Trademarks are different than copyrights, and they do not give someone blanket ownership over particular words. If Carey wins the registrations and wanted to sue someone like Chan, she would still need to prove that consumers had confused the two – not always an easy task, particularly with a fairly unoriginal name like “Queen of Christmas.” But they would empower Carey’s company to start threatening litigation and crowding out others from using it in similar commercial contexts, including Chan.
It’s unclear exactly what motivated Carey and her lawyers (from the elite trademark law firm Fross Zelnick) to file the applications, particularly after she gave an interview in December in which she seemed to disclaim the title: “To me, Mary is the Queen of Christmas.” Her attorney and her reps did not immediately return a request for comment on the effort to secure the trademarks or Chan’s case against them.

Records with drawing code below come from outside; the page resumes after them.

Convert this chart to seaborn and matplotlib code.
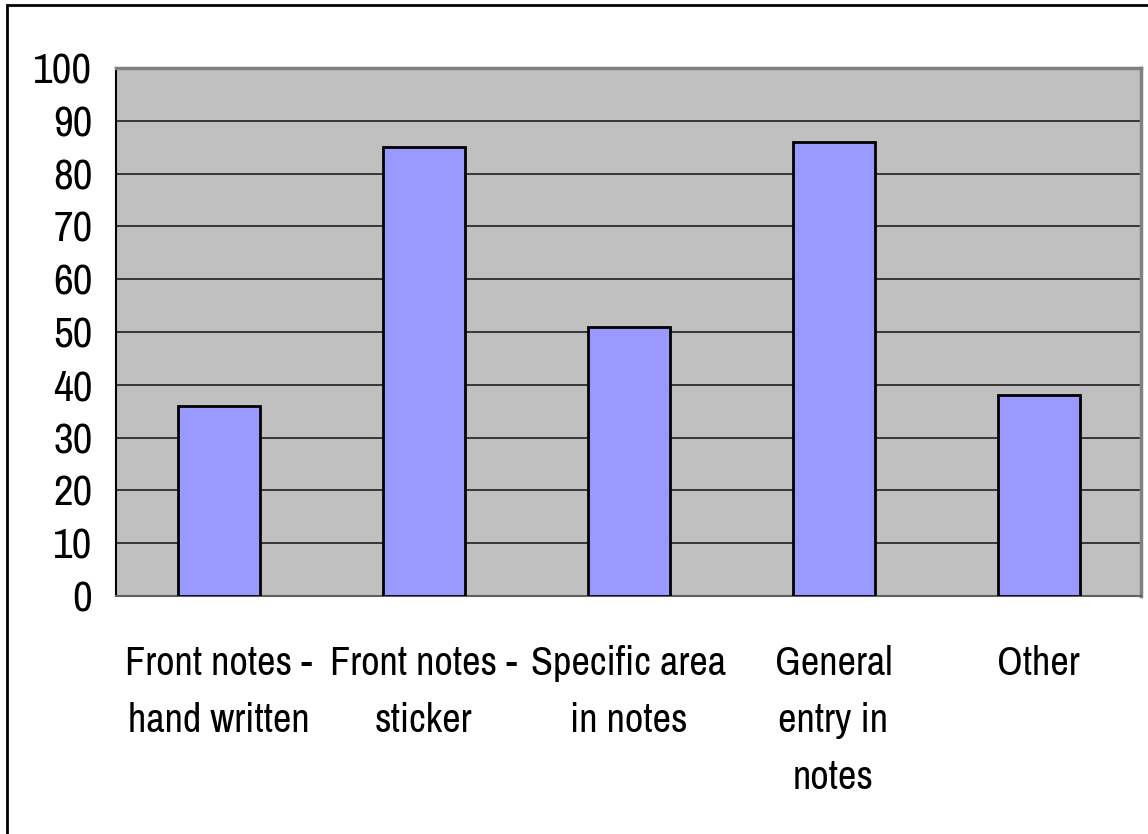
import matplotlib
matplotlib.use("Agg")
import matplotlib.pyplot as plt
import matplotlib.patches as patches
from matplotlib import font_manager
import pandas as pd
import seaborn as sns

categories = ["Front notes -\nhand written", "Front notes -\nsticker", "Specific area\nin notes",
              "General\nentry in\nnotes", "Other"]
values = [36, 85, 51, 86, 38]
y_ticks = list(range(0, 101, 10))

# look for a narrow face (the original uses Arial Narrow-like type)
names = sorted({f.name for f in font_manager.fontManager.ttflist})
if "Liberation Sans Narrow" in names:
    narrow = ["Liberation Sans Narrow"]
else:
    narrow = [n for n in names if "Narrow" in n or "Condensed" in n]

sns.set_style("white")
if narrow:
    family = [narrow[0], "Liberation Sans", "DejaVu Sans"]
    xsize, ysize = 29, 31
else:
    family = ["Liberation Sans", "DejaVu Sans"]
    xsize, ysize = 25, 26
plt.rcParams["font.family"] = family
plt.rcParams["text.color"] = "black"
plt.rcParams["xtick.color"] = "black"
plt.rcParams["ytick.color"] = "black"

df = pd.DataFrame({"category": categories, "value": values})

fig = plt.figure(figsize=(11.48, 8.34), dpi=100)
ax = fig.add_axes([116 / 1148, 1 - 596 / 834, 1025 / 1148, 528 / 834])
ax.set_facecolor("#C0C0C0")

sns.barplot(data=df, x="category", y="value", color="#9999FF", width=0.4,
            edgecolor="black", linewidth=2, saturation=1, ax=ax, zorder=3)

ax.set_xlim(-0.5, len(categories) - 0.5)
ax.set_ylim(0, 100)
ax.set_yticks(y_ticks)
ax.yaxis.grid(True, color="#202020", linewidth=1.2, zorder=1)
ax.set_axisbelow(True)
ax.set_xlabel("")
ax.set_ylabel("")

# category boundaries as tick marks, labels at centres
ax.set_xticks([i - 0.5 for i in range(len(categories) + 1)], minor=True)
ax.tick_params(axis="x", which="minor", length=14, width=1.2, color="black", direction="out")
ax.tick_params(axis="x", which="major", length=0, pad=35, labelsize=xsize, labelcolor="black")
ax.tick_params(axis="y", length=11, width=1.2, color="black", direction="out",
               labelsize=ysize, pad=6, labelcolor="black")
for lbl in ax.get_xticklabels():
    lbl.set_linespacing(1.68)
    lbl.set_verticalalignment("top")

for side in ["top", "right"]:
    ax.spines[side].set_color("#808080")
    ax.spines[side].set_linewidth(2.5)
ax.spines["bottom"].set_color("#606060")
ax.spines["bottom"].set_linewidth(1.5)
ax.spines["left"].set_color("black")
ax.spines["left"].set_linewidth(1.5)

# outer chart frame
frame = patches.Rectangle((7 / 1148, -0.1), 1.2, 1 - 5 / 834 + 0.1, transform=fig.transFigure,
                          fill=False, edgecolor="black", linewidth=2, zorder=10)
fig.patches.append(frame)

fig.savefig("out.png", dpi=100, facecolor="white")
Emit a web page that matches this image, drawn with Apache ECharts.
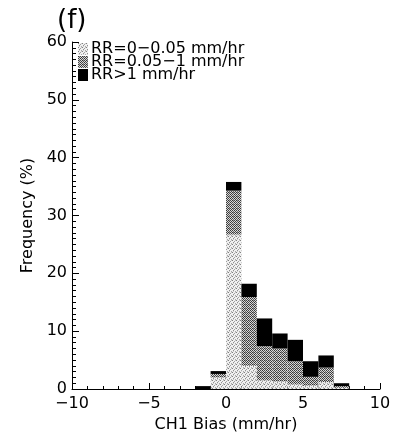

The case was filed at the Trademark Trial and Appeal Board, a court-like body within the U.S. Patent and Trademark Office that decides disputes over who is entitled to register particular trademarks. If Chan wins her case, it doesn’t mean Carey must stop using the name herself – only that she cannot stop others from using it too.
“Ms. Carey can call herself whatever she wants, but she shouldn’t have the ability to block others from doing the same,” said Chan’s attorney Tompros, a veteran trademark litigator. “If Mariah Carey were successful, her company might sue someone for knitting and selling a ‘Queen of Christmas’ sweater on Etsy, or ask a radio station to cease and desist from labeling anyone other than Mariah the ‘Queen of Christmas.’ We are representing Elizabeth for free in this case, because of the importance of preventing this kind of trademark abuse.”